ケセランパサラン読書記 ーそして私の日々ー

◇『北の街にて』 阿部謹也 講談社

阿部謹也のドイツ中世史関係の著書では、本当に沢山、勉強をさせて頂いた。
特に『ハーメルンの笛吹き男』や『中世の窓から』は、私の中で眠っていた感覚を、覚醒してくれた本だった。
このブログのプロフィールの写真は、ハーメルン市の実際にこのステンドグラスが嵌められているマルクト教会で、撮ってきたものである。

 

札幌へ戻ってからは、とにかく私が死んだ後、子どもの手を患わせたくないと思い、折に触れ、書籍などをはじめ、身の回りを整理している。

さて、この『北の街にて』である。   
断捨離の箱から出たり入ったりを繰り返している。

処分前に、ちょっと興味が湧いてというか、書かれている内容を思い出して、ページを開いてしまうと、これが釘付けになる。
何度も読んだにもかかわらずである。

今回は、『ティル・オイレン・シュピーゲル』が、もう楽しくて、好奇心にアドレナリンがガンガン増えて、どんどん読んでしまう。

読み進んでいくと、章が変わった。
さっきまでの、ドイツのゲッティンゲン大学での、時間を惜しむような中世ドイツ語を読み、更にその時代の書体を覚え、まさに、研究没頭の日々だったのが、突然、小樽商大に赴任後の人間への観察視点になる。つまり、読み手としては、阿部謹也の愚痴、ルサンチマンの縷々を読むのである。

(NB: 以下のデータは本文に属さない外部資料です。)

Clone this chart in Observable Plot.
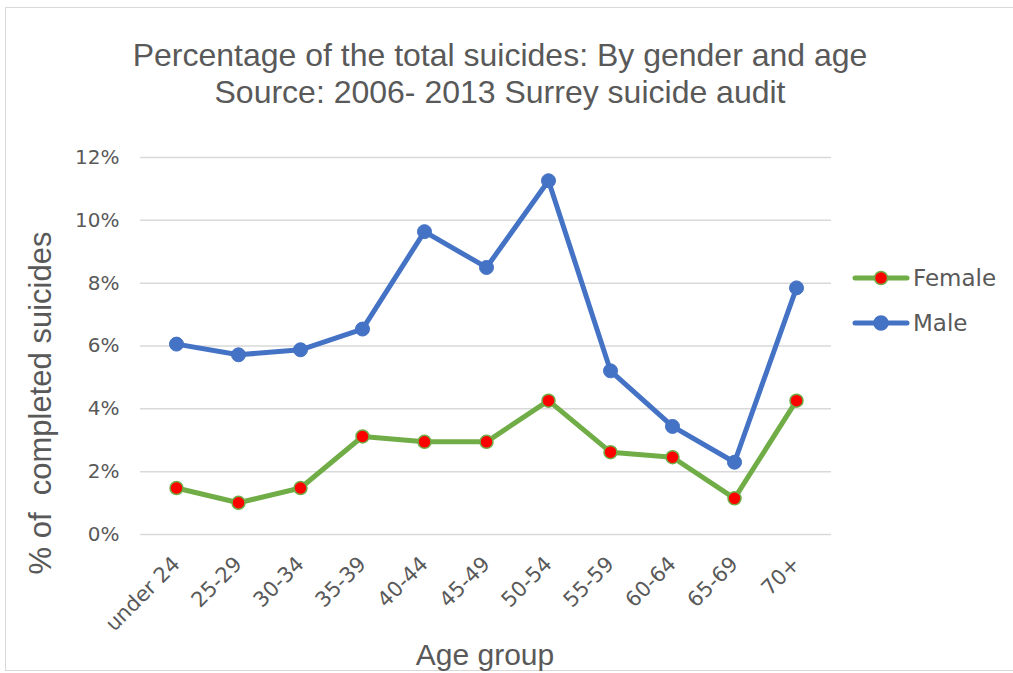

他の著作でも、この時代の愚痴は散々、書いており、「おっ!始まったな」という感じで私は、ニヤニヤしながら読む。
研究者の名前も実名、さらに出版社も実名、編集者も実名、当事者にとっては、嬉しくなることばかり、書いているわけではない。
かなりな、屈折阿部謹也を、知る。

その後、一橋大の学長になるのだが、当時の研究者(私は実名は書かないぞ)が、安倍学長の偏屈、気むずかしさには、散々、苦労させられたと言っていた。
私は、なんとなく、ニヤリと笑ってしまう。

そんな人間性も含めて、私は、阿部謹也が書いた著作が、好きだ。

研究者たる者、アカデミックな論文ではない限り、岩波や講談社という出版社から出版する以上は、世間の読者が、しっかり内容は深く、そしてそれを把握できる文章表現をするべきだと思っている。
それが、全うにできる研究者なのである。